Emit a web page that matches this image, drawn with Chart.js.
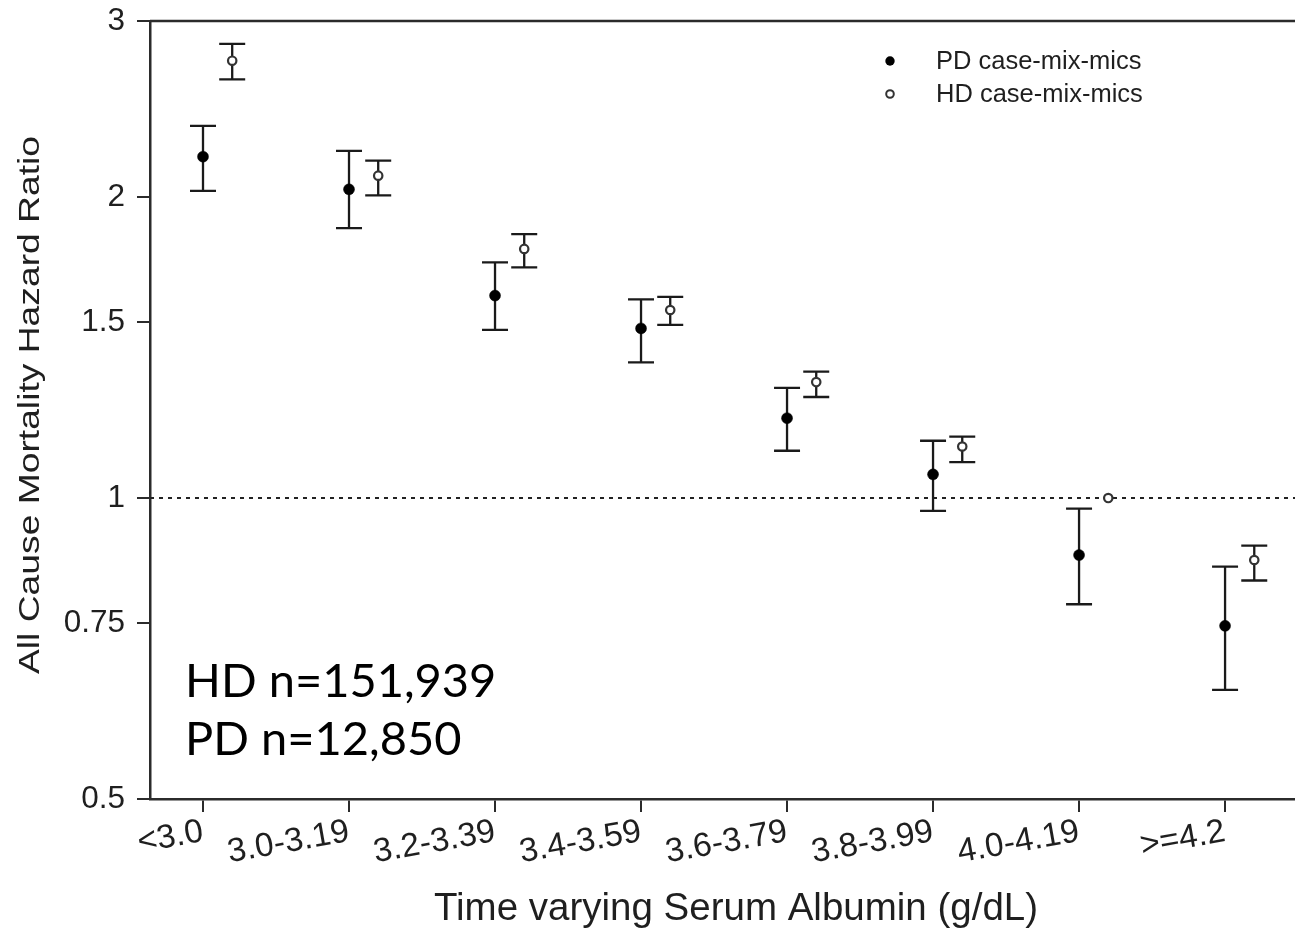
<!DOCTYPE html>
<html>
<head>
<meta charset="utf-8">
<title>All Cause Mortality Hazard Ratio by Serum Albumin</title>
<script src="https://cdn.jsdelivr.net/npm/chart.js@4/dist/chart.umd.min.js"></script>
<style>
  html, body { margin: 0; padding: 0; background: #ffffff; }
  #wrap { width: 1295px; height: 928px; }
</style>
</head>
<body>
<div id="wrap"><canvas id="c" width="1295" height="928"></canvas></div>
<script>
// Serum albumin categories (g/dL)
const categories = ['<3.0', '3.0-3.19', '3.2-3.39', '3.4-3.59', '3.6-3.79', '3.8-3.99', '4.0-4.19', '>=4.2'];

// PD case-mix-mics: hazard ratio with 95% CI
const pdHR = [2.195, 2.036, 1.594, 1.478, 1.202, 1.056, 0.877, 0.745];
const pdLo = [2.029, 1.862, 1.473, 1.367, 1.115, 0.971, 0.783, 0.643];
const pdHi = [2.356, 2.224, 1.721, 1.580, 1.289, 1.141, 0.976, 0.854];

// HD case-mix-mics: hazard ratio with 95% CI (4.0-4.19 is the reference group)
const hdHR = [2.738, 2.101, 1.775, 1.542, 1.306, 1.126, 1.000, 0.867];
const hdLo = [2.623, 2.008, 1.701, 1.490, 1.262, 1.086, null, 0.827];
const hdHi = [2.846, 2.175, 1.836, 1.589, 1.338, 1.152, null, 0.896];

// Y axis tick values (log scale)
const yTicks = [0.5, 0.75, 1, 1.5, 2, 3];

const seriesNames = ['PD case-mix-mics', 'HD case-mix-mics'];
const sampleSizes = ['HD n=151,939', 'PD n=12,850'];
const xTitle = 'Time varying Serum Albumin (g/dL)';
const yTitle = 'All Cause Mortality Hazard Ratio';
const referenceHR = 1;

const FONT = "'Liberation Sans', Arial, Helvetica, sans-serif";
const INK = '#1f1f1f';
const AXIS = '#2b2b2b';
const HD_SHIFT = 0.2;

const lows = [pdLo, hdLo];
const highs = [pdHi, hdHi];

// Error bars, reference line and top frame, drawn beneath the markers
const errorBarPlugin = {
  id: 'errorBars',
  beforeDatasetsDraw(chart) {
    const { ctx, chartArea } = chart;
    const ys = chart.scales.y;
    ctx.save();
    // top frame line
    ctx.strokeStyle = AXIS;
    ctx.lineWidth = 2.5;
    ctx.beginPath();
    ctx.moveTo(chartArea.left, chartArea.top);
    ctx.lineTo(chartArea.right, chartArea.top);
    ctx.stroke();
    // dotted reference line at HR = 1
    const yRef = ys.getPixelForValue(referenceHR);
    ctx.setLineDash([4, 5]);
    ctx.lineWidth = 2;
    ctx.strokeStyle = '#222';
    ctx.beginPath();
    ctx.moveTo(chartArea.left, yRef);
    ctx.lineTo(chartArea.right, yRef);
    ctx.stroke();
    ctx.setLineDash([]);
    // confidence intervals
    ctx.strokeStyle = '#1a1a1a';
    ctx.lineWidth = 2.3;
    const cap = 13;
    chart.data.datasets.forEach((ds, d) => {
      const meta = chart.getDatasetMeta(d);
      meta.data.forEach((pt, i) => {
        const lo = lows[d][i], hi = highs[d][i];
        if (lo == null || hi == null) return;
        const x = pt.x;
        const y1 = ys.getPixelForValue(lo);
        const y2 = ys.getPixelForValue(hi);
        ctx.beginPath();
        ctx.moveTo(x, y1); ctx.lineTo(x, y2);
        ctx.moveTo(x - cap, y1); ctx.lineTo(x + cap, y1);
        ctx.moveTo(x - cap, y2); ctx.lineTo(x + cap, y2);
        ctx.stroke();
      });
    });
    ctx.restore();
  }
};

// Legend, sample sizes and axis titles
const decorPlugin = {
  id: 'decor',
  afterDraw(chart) {
    const { ctx } = chart;
    ctx.save();
    // legend
    const rows = [61, 94];
    chart.data.datasets.forEach((ds, d) => {
      const y = rows[d];
      ctx.beginPath();
      if (d === 0) {
        ctx.arc(890, y, 4.7, 0, Math.PI * 2);
        ctx.fillStyle = '#000';
        ctx.fill();
      } else {
        ctx.arc(890, y, 3.8, 0, Math.PI * 2);
        ctx.fillStyle = '#fff';
        ctx.fill();
        ctx.lineWidth = 2;
        ctx.strokeStyle = '#333';
        ctx.stroke();
      }
      ctx.fillStyle = INK;
      ctx.font = '25.5px ' + FONT;
      ctx.textAlign = 'left';
      ctx.textBaseline = 'middle';
      ctx.fillText(ds.label, 936, y + 1);
    });
    // sample sizes
    ctx.fillStyle = '#000';
    ctx.font = "47px Lato, 'Open Sans', sans-serif";
    ctx.textAlign = 'left';
    ctx.textBaseline = 'alphabetic';
    ctx.fillText(sampleSizes[0], 185, 697);
    ctx.fillText(sampleSizes[1], 185, 755);
    // x axis title
    ctx.fillStyle = INK;
    ctx.font = '38.5px ' + FONT;
    ctx.textAlign = 'center';
    ctx.fillText(xTitle, 736, 920);
    // y axis title (condensed)
    ctx.font = '30px ' + FONT;
    const w = ctx.measureText(yTitle).width;
    ctx.translate(39, 405);
    ctx.rotate(-Math.PI / 2);
    ctx.scale(538 / w, 1);
    ctx.textAlign = 'center';
    ctx.textBaseline = 'alphabetic';
    ctx.fillText(yTitle, 0, 0);
    ctx.restore();
  }
};

new Chart(document.getElementById('c'), {
  type: 'scatter',
  data: {
    datasets: [
      {
        label: seriesNames[0],
        data: pdHR.map((v, i) => ({ x: i, y: v })),
        pointRadius: 5.5,
        pointBackgroundColor: '#000',
        pointBorderColor: '#000',
        pointBorderWidth: 0.5,
        showLine: false
      },
      {
        label: seriesNames[1],
        data: hdHR.map((v, i) => ({ x: i + HD_SHIFT, y: v })),
        pointRadius: 4.2,
        pointBackgroundColor: '#fff',
        pointBorderColor: '#333',
        pointBorderWidth: 2.2,
        showLine: false
      }
    ]
  },
  options: {
    responsive: false,
    devicePixelRatio: 1,
    animation: false,
    layout: { autoPadding: false, padding: { top: 21, right: 0, bottom: 0, left: 0 } },
    plugins: {
      legend: { display: false },
      tooltip: { enabled: false }
    },
    scales: {
      x: {
        type: 'linear',
        position: 'bottom',
        min: -0.363,
        max: 7.479,
        bounds: 'data',
        afterBuildTicks: (s) => { s.ticks = categories.map((_, i) => ({ value: i })); },
        afterFit: (s) => { s.height = 129; s.paddingLeft = 0; s.paddingRight = 0; },
        grid: {
          display: true,
          drawOnChartArea: false,
          drawTicks: true,
          tickLength: 13,
          tickColor: AXIS,
          tickWidth: 2,
          lineWidth: 2
        },
        border: { display: true, color: AXIS, width: 2.5 },
        ticks: {
          autoSkip: false,
          minRotation: 10,
          maxRotation: 10,
          padding: 0,
          color: INK,
          font: { family: FONT, size: 33.5 },
          callback: (v) => categories[Math.round(v)]
        }
      },
      y: {
        type: 'logarithmic',
        position: 'left',
        min: 0.5,
        max: 3,
        bounds: 'data',
        afterBuildTicks: (s) => { s.ticks = yTicks.map(v => ({ value: v })); },
        afterFit: (s) => { s.width = 150; s.paddingTop = 0; s.paddingBottom = 0; },
        grid: {
          display: true,
          drawOnChartArea: false,
          drawTicks: true,
          tickLength: 13,
          tickColor: AXIS,
          tickWidth: 2,
          lineWidth: 2
        },
        border: { display: true, color: AXIS, width: 2.5 },
        ticks: {
          padding: 12,
          color: INK,
          font: { family: FONT, size: 31.5 },
          callback: (v) => String(v)
        }
      }
    }
  },
  plugins: [errorBarPlugin, decorPlugin]
});
</script>
</body>
</html>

---+---

▸ WHAT THE TASK ASKS
From the first line above to the line containing "1.141, 0.976, 0.854];", repeat each line exactly. Pictures stay out.

▸ TASK OUTPUT
Emit a web page that matches this image, drawn with Chart.js.
<!DOCTYPE html>
<html>
<head>
<meta charset="utf-8">
<title>All Cause Mortality Hazard Ratio by Serum Albumin</title>
<script src="https://cdn.jsdelivr.net/npm/chart.js@4/dist/chart.umd.min.js"></script>
<style>
  html, body { margin: 0; padding: 0; background: #ffffff; }
  #wrap { width: 1295px; height: 928px; }
</style>
</head>
<body>
<div id="wrap"><canvas id="c" width="1295" height="928"></canvas></div>
<script>
// Serum albumin categories (g/dL)
const categories = ['<3.0', '3.0-3.19', '3.2-3.39', '3.4-3.59', '3.6-3.79', '3.8-3.99', '4.0-4.19', '>=4.2'];

// PD case-mix-mics: hazard ratio with 95% CI
const pdHR = [2.195, 2.036, 1.594, 1.478, 1.202, 1.056, 0.877, 0.745];
const pdLo = [2.029, 1.862, 1.473, 1.367, 1.115, 0.971, 0.783, 0.643];
const pdHi = [2.356, 2.224, 1.721, 1.580, 1.289, 1.141, 0.976, 0.854];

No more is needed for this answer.